● **WHAT YOU SHOULD DO**
Images are not part of the copy; transcribe all the data exactly.

— start of MATERIAL —

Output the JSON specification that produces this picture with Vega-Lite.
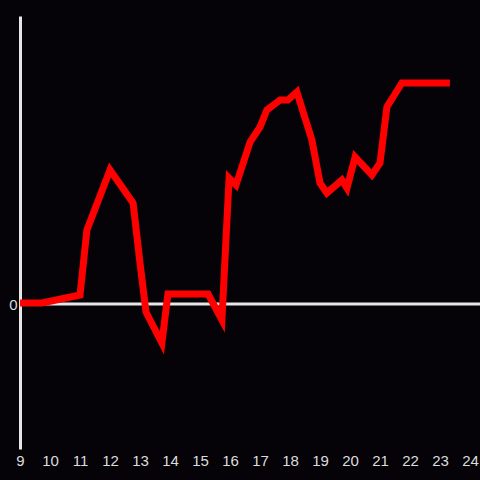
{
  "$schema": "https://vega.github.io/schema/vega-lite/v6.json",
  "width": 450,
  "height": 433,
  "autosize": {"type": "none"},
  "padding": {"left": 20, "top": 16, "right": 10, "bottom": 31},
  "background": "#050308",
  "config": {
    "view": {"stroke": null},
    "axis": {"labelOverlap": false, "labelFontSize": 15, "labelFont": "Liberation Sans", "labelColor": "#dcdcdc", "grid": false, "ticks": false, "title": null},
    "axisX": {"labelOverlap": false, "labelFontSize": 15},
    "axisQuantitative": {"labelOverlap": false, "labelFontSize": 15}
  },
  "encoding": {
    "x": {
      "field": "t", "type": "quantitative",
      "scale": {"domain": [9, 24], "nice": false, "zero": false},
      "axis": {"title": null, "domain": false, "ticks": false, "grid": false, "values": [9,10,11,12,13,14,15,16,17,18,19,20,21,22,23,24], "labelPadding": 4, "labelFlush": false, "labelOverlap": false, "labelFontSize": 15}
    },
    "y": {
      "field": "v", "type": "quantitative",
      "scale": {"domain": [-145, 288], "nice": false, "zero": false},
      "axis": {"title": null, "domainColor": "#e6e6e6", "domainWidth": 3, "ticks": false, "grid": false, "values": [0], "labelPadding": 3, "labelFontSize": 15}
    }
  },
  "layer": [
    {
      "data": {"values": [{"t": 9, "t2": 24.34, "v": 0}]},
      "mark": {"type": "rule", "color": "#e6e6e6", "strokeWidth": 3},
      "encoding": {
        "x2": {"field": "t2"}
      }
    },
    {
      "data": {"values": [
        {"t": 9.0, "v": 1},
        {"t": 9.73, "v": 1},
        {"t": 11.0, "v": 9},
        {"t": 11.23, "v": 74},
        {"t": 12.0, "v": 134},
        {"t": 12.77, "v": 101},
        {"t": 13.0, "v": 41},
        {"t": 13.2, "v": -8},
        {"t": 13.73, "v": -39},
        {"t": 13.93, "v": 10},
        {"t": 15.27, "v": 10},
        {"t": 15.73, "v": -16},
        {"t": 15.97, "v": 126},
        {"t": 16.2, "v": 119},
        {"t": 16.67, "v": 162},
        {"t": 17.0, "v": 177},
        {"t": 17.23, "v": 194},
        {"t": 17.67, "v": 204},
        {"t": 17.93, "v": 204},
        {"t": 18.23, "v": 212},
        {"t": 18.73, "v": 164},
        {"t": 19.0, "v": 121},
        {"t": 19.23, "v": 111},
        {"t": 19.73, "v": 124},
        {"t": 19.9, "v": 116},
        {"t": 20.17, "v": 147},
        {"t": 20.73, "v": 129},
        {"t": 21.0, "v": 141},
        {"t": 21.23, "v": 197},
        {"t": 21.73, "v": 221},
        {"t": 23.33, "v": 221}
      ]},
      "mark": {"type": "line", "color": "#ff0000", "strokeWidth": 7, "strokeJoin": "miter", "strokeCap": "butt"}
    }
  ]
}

— end of MATERIAL —

● **ANSWER IN FULL**
Output the JSON specification that produces this picture with Vega-Lite.
{
  "$schema": "https://vega.github.io/schema/vega-lite/v6.json",
  "width": 450,
  "height": 433,
  "autosize": {"type": "none"},
  "padding": {"left": 20, "top": 16, "right": 10, "bottom": 31},
  "background": "#050308",
  "config": {
    "view": {"stroke": null},
    "axis": {"labelOverlap": false, "labelFontSize": 15, "labelFont": "Liberation Sans", "labelColor": "#dcdcdc", "grid": false, "ticks": false, "title": null},
    "axisX": {"labelOverlap": false, "labelFontSize": 15},
    "axisQuantitative": {"labelOverlap": false, "labelFontSize": 15}
  },
  "encoding": {
    "x": {
      "field": "t", "type": "quantitative",
      "scale": {"domain": [9, 24], "nice": false, "zero": false},
      "axis": {"title": null, "domain": false, "ticks": false, "grid": false, "values": [9,10,11,12,13,14,15,16,17,18,19,20,21,22,23,24], "labelPadding": 4, "labelFlush": false, "labelOverlap": false, "labelFontSize": 15}
    },
    "y": {
      "field": "v", "type": "quantitative",
      "scale": {"domain": [-145, 288], "nice": false, "zero": false},
      "axis": {"title": null, "domainColor": "#e6e6e6", "domainWidth": 3, "ticks": false, "grid": false, "values": [0], "labelPadding": 3, "labelFontSize": 15}
    }
  },
  "layer": [
    {
      "data": {"values": [{"t": 9, "t2": 24.34, "v": 0}]},
      "mark": {"type": "rule", "color": "#e6e6e6", "strokeWidth": 3},
      "encoding": {
        "x2": {"field": "t2"}
      }
    },
    {
      "data": {"values": [
        {"t": 9.0, "v": 1},
        {"t": 9.73, "v": 1},
        {"t": 11.0, "v": 9},
        {"t": 11.23, "v": 74},
        {"t": 12.0, "v": 134},
        {"t": 12.77, "v": 101},
        {"t": 13.0, "v": 41},
        {"t": 13.2, "v": -8},
        {"t": 13.73, "v": -39},
        {"t": 13.93, "v": 10},
        {"t": 15.27, "v": 10},
        {"t": 15.73, "v": -16},
        {"t": 15.97, "v": 126},
        {"t": 16.2, "v": 119},
        {"t": 16.67, "v": 162},
        {"t": 17.0, "v": 177},
        {"t": 17.23, "v": 194},
        {"t": 17.67, "v": 204},
        {"t": 17.93, "v": 204},
        {"t": 18.23, "v": 212},
        {"t": 18.73, "v": 164},
        {"t": 19.0, "v": 121},
        {"t": 19.23, "v": 111},
        {"t": 19.73, "v": 124},
        {"t": 19.9, "v": 116},
        {"t": 20.17, "v": 147},
        {"t": 20.73, "v": 129},
        {"t": 21.0, "v": 141},
        {"t": 21.23, "v": 197},
        {"t": 21.73, "v": 221},
        {"t": 23.33, "v": 221}
      ]},
      "mark": {"type": "line", "color": "#ff0000", "strokeWidth": 7, "strokeJoin": "miter", "strokeCap": "butt"}
    }
  ]
}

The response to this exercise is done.